Your assumption that this hasn’t been going on for decades is just that, an assumption. The reports make it clear that until recently police have refused to investigate or prosecute, for fear of being labelled racist.

Probably more narrowly focused than just ethnic. More likely specific to a very small location.

Nope. You are ignoring the evidence, again. The first several gangs that were involved with this were not just Muslim, not just Pakistani, but Pakistani from a very specific region in the Kashmir.
As I already noted, it probably got started with gangs from that region and, as other gangs heard about it, thought it would be fun and decided to engage in the same behavior.

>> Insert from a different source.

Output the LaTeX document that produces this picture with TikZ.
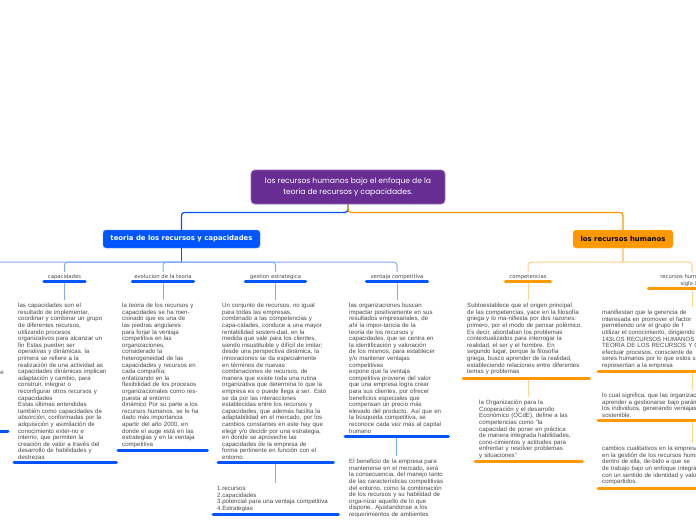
\documentclass[tikz,border=0pt]{standalone}
\usepackage{fontspec}
\setmainfont{Liberation Sans}
\newfontfamily\titlefont{Poppins}
\newfontfamily\labelfont{DejaVu Sans}
\usetikzlibrary{positioning, calc}
\definecolor{rootpurple}{RGB}{103,45,146}
\definecolor{teoriablue}{RGB}{0,85,255}
\definecolor{rhorange}{RGB}{255,153,0}
\colorlet{teorialine}{teoriablue!50}
\colorlet{rhline}{rhorange!45}
\colorlet{notegray}{black!72}
\newcommand{\notesize}{\fontsize{6.1}{6.6}\selectfont}
\tikzset{
    root node/.style={rectangle, rounded corners=4pt, fill=rootpurple, draw=rootpurple!70!white, line width=0.8pt, text=white, minimum width=194pt, minimum height=34pt, align=center, font=\titlefont\fontsize{7.6}{10.6}\selectfont},
    topic node/.style={rectangle, rounded corners=3pt, minimum height=18pt, inner xsep=4pt, font=\labelfont\bfseries\fontsize{6.9}{8}\selectfont},
    branch label/.style={anchor=south, minimum width=#1, text depth=1.2pt, inner ysep=2pt, inner xsep=0pt, align=center, text=notegray, font=\labelfont\fontsize{5.3}{6.5}\selectfont},
    note text/.style={anchor=north west, align=left, text width=#1, inner xsep=4pt, inner ysep=3pt, text=notegray, font=\notesize},
    link/.style={line width=1pt, rounded corners=3pt},
    blue bar/.style={line width=3pt, line cap=round, teoriablue},
    orange bar/.style={line width=3pt, line cap=round, rhorange},
}
\newcommand{\drawnotebars}[2]{
    % #1 = bar style, #2 = nodes that get a bar under them
    \foreach \name in {#2} {
        \draw[#1] (\name.south west) -- (\name.south east);
    }
}

\begin{document}
\begin{tikzpicture}[x=1pt, y=-1pt]
    \useasboundingbox (0,0) rectangle (696,520);
    \fill[white] (0,0) rectangle (696,520);

    \node[root node] (root) at (348,187) {los recursos humanos bajo el enfoque de la\\teoria de recursos y capacidades.};
    \node[topic node, fill=teoriablue, draw=teoriablue!60!white, text=white, minimum width=157pt] (teoria) at (181.5,239) {teoria de los recursos y capacidades};
    \node[topic node, fill=rhorange, draw=rhorange!60!white, text=black, minimum width=100pt] (rh) at (623,239) {los recursos humanos};

    % branch labels
    \foreach \name/\x/\w/\txt in {capLabel/64.5/41/capacidades, evoLabel/163/61/evolucion de la teoria, gestLabel/275.5/60/gestion estrategica, ventLabel/397/61/ventaja competitiva, compLabel/528/45/competencias} {
        \node[branch label=\w pt] (\name) at (\x,281.5) {\txt};
    }
    \node[branch label=87pt] (siglLabel) at (692,288.5) {recursos humanos en el\\siglo XXI};

    % texts under the blue topic
    \node[note text=94pt] (capText) at (14,300) {las capacidades son el\\resultado de implementar,\\coordinar y combinar un grupo\\de diferentes recursos,\\utilizando procesos\\organizativos para alcanzar un\\fin Estas pueden ser\\operativas y dinámicas, la\\primera se refiere a la\\realización de una actividad as\\capacidades dinámicas implican\\adaptación y cambio, para\\construir, integrar o\\reconfigurar otros recursos y\\capacidades\\Estas últimas entendidas\\también como capacidades de\\absorción, conformadas por la\\adquisición y asimilación de\\conocimiento exter-no e\\interno, que permiten la\\creación de valor a través del\\desarrollo de habilidades y\\destrezas};
    \node[note text=81pt] (evoText) at (118,300) {la teoria de los recursos y\\capacidades se ha men-\\cionado que es una de\\las piedras angulares\\para forjar la ventaja\\competitiva en las\\organizaciones,\\considerado la\\heterogeneidad de las\\capacidades y recursos en\\cada compañía;\\enfatizando en la\\flexibilidad de los procesos\\organizacionales como res-\\puesta al entorno\\dinámico Por su parte a los\\recursos humanos, se le ha\\dado más importancia\\apartir del año 2000, en\\donde el auge está en las\\estrategias y en la ventaja\\competitiva};
    \node[note text=107pt] (gestText) at (218,300) {Un conjunto de recursos, no igual\\para todas las empresas,\\combinado a las competencias y\\capa-cidades, conduce a una mayor\\rentabilidad sosteni-dad, en la\\medida que vale para los clientes,\\siendo insustituible y difícil de imitar;\\desde una perspectiva dinámica, la\\innovaciones se da especialmente\\en términos de nuevas\\combinaciones de recursos, de\\manera que existe toda una rutina\\organizativa que determina lo que la\\empresa es o puede llega a ser. Esto\\se da por las interacciones\\establecidas entre los recursos y\\capacidades, que además facilita la\\adaptabilidad en el mercado, por los\\cambios constantes en este hay que\\elegir y/o decidir por una estrategia,\\en donde se aproveche las\\capacidades de la empresa de\\forma pertinente en función con el\\entorno.};
    \node[note text=117pt] (gestList) at (213,483) {1.recursos\\2.capacidades\\3.potencial para una ventaja competitiva\\4.Estrategias};
    \node[note text=95pt] (ventText) at (345,300) {las organizaciones buscan\\impactar positivamente en sus\\resultados empresariales, de\\ahí la impor-tancia de la\\teoria de los recursos y\\capacidades, que se centra en\\la identificación y valoración\\de los mismos, para establecer\\y/o mantener ventajas\\competitivas\\expone que la ventaja\\competitiva proviene del valor\\que una empresa logra crear\\para sus clientes, por ofrecer\\beneficios especiales que\\compensan un precio más\\elevado del producto. Así que en\\la búsqueda competitiva, se\\reconoce cada vez más al capital\\humano};
    \node[note text=95pt] (ventMore) at (345,456) {El beneficio de la empresa para\\mantenerse en el mercado, será\\la consecuencia, del manejo tanto\\de las características competitivas\\del entorno, como la combinación\\de los recursos y su habilidad de\\orga-nizar aquello de lo que\\dispone. Ajustandonse a los\\requerimientos de ambientes};

    % texts under the orange topic
    \node[note text=118pt] (compText) at (463,300) {Subtoestablece que el origen principal\\de las competencias, yace en la filosofía\\griega y lo ma-nifiesta por dos razones:\\primero, por el modo de pensar polémico.\\Es decir, abordaban los problemas\\contextualizados para interrogar la\\realidad, el ser y el hombre. En\\segundo lugar, porque la filosofía\\griega, busco aprender de la realidad,\\estableciendo relaciones entre diferentes\\temas y problemas};
    \node[note text=99pt] (compMore) at (475,397) {la Organización para la\\Cooperación y el desarrollo\\Económico (OCdE), define a las\\competencias como "la\\capacidad de poner en práctica\\de manera integrada habilidades,\\cono-cimientos y actitudes para\\enfrentar y resolver problemas\\y situaciones"};
    \node[note text=150pt] (siglText) at (598,307) {manifiestan que la gerencia de\\interesada en promover el factor\\permitiendo unir el grupo de f\\utilizar el conocimiento, dirigiendo\\143LOS RECURSOS HUMANOS BAJO\\TEORÍA DE LOS RECURSOS Y CAPACIDADES\\efectuar procesos, consciente de\\seres humanos por lo que estos s\\representan a la empresa};
    \node[note text=150pt] (siglMore) at (598,390) {lo cual significa, que las organizaciones\\aprender a gestionarse bajo parámetros\\los individuos, generando ventajas\\sostenible.};
    \node[note text=150pt] (siglLast) at (598,443) {cambios cualitativos en la empresa\\en la gestión de los recursos humanos\\dentro de ella, de-bido a que se\\de trabajo bajo un enfoque integral\\con un sentido de identidad y valores\\compartidos.};

    % piece of a branch that lies left of the page
    \node[text=notegray, font=\notesize, inner sep=0pt, anchor=base east] (offText) at (4,374) {e};
    \coordinate (offLabel) at (-60,272);
    \coordinate (offBar) at (8,431);

    % connectors
    \draw[link, teoriablue, line width=1.3pt] (root.south) -- ++(0,8) -| (teoria.north);
    \draw[link, rhorange, line width=1.3pt] (root.south) -- ++(0,8) -| (rh.north);
    \draw[link, teoriablue, line width=1.3pt] (teoria.south) -- ++(0,14) coordinate (teoriaHub);
    \draw[link, rhline, line width=1.3pt] (rh.south) -- ++(0,14) coordinate (rhHub);
    \draw[link, teorialine] (teoriaHub) -| (offLabel);
    \foreach \name in {capLabel, evoLabel, gestLabel, ventLabel} {
        \draw[link, teorialine] (teoriaHub) -| (\name.north);
    }
    \foreach \name in {compLabel, siglLabel} {
        \draw[link, rhline] (rhHub) -| (\name.north);
    }
    \foreach \lab/\note in {capLabel/capText, evoLabel/evoText, gestLabel/gestText, ventLabel/ventText} {
        \draw[link, teorialine] (\lab.south) -- (\lab.south |- \note.north);
    }
    \draw[link, teorialine] (gestText.south) -- (gestList.north);
    \draw[link, teorialine] (ventText.south) -- (ventMore.north);
    \draw[link, rhline] (compLabel.south) -- (compLabel.south |- compText.north);
    \draw[link, rhline] (compLabel.south |- compText.south) -- (compLabel.south |- compMore.north);
    \draw[link, rhline] (siglLabel.south) -- (siglLabel.south |- siglText.north);
    \draw[link, rhline] (siglLabel.south |- siglText.south) -- (siglLabel.south |- siglMore.north);
    \draw[link, rhline] (siglLabel.south |- siglMore.south) -- (siglLabel.south |- siglLast.north);

    % bars under labels and texts
    \drawnotebars{blue bar}{capLabel, evoLabel, gestLabel, ventLabel, capText, evoText, gestText, gestList, ventText}
    \drawnotebars{orange bar}{compLabel, siglLabel, compText, compMore, siglText, siglMore, siglLast}
    \draw[blue bar] (offBar) -- ++(-70,0);
\end{tikzpicture}
\end{document}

Wrong. Kashmiri do not make up the majority of Pakistani immigrants to Britain. However, one thing that recognizing that Kashmiri connection would do would be to allow law enforcement and social services organizations to focus on identifying and stopping the probable perpetrators without diffusing their efforts, wastefully, on anyone who was Muslim as you would seem to choose to do.

No, again. The reports make it clear that the authorities did not treat the victims’ statements seriously and so did not follow up to nip it in the bud. However, the statements were documented and can now been identified. We see the same problem in the States where the cops tend to ignore complaints by (young) women whom they presume to be prostitutes and/or addicts, allowing repeated crimes to continue for several years. It is notable, however, that with the publicity that this “grooming” has garnered in Britain that we do have specific dates and no woman (much less multiple women) have come forward claiming, “Hey! That happened to me years ago.” No social workers have been found muttering under their breaths that the cops are finally going to do something about this issue. That is the standard way such events are discovered and reported. Once the initial silence is broken, any number of earlier events turn up. Given that this has been in the news for several years, barring evidence of earlier attacks, I see no reason to presume that they have been going on for “decades.”

If they come from such a restricted area then they must all know each other, but there’s no evidence that these gangs were in contact with each other.

You continue to deny the obvious if you wish, that religion is a factor. Those of us over here will continue to try and expose it wherever possible.

Protecting our people is infinitely more important than political correctness.

If by “a certain amount” you mean we’re certain of the amount of thousands of Muslims who have been killed in Iraq in the last few years by terrorism committed by other Muslims, I think you’re probably right.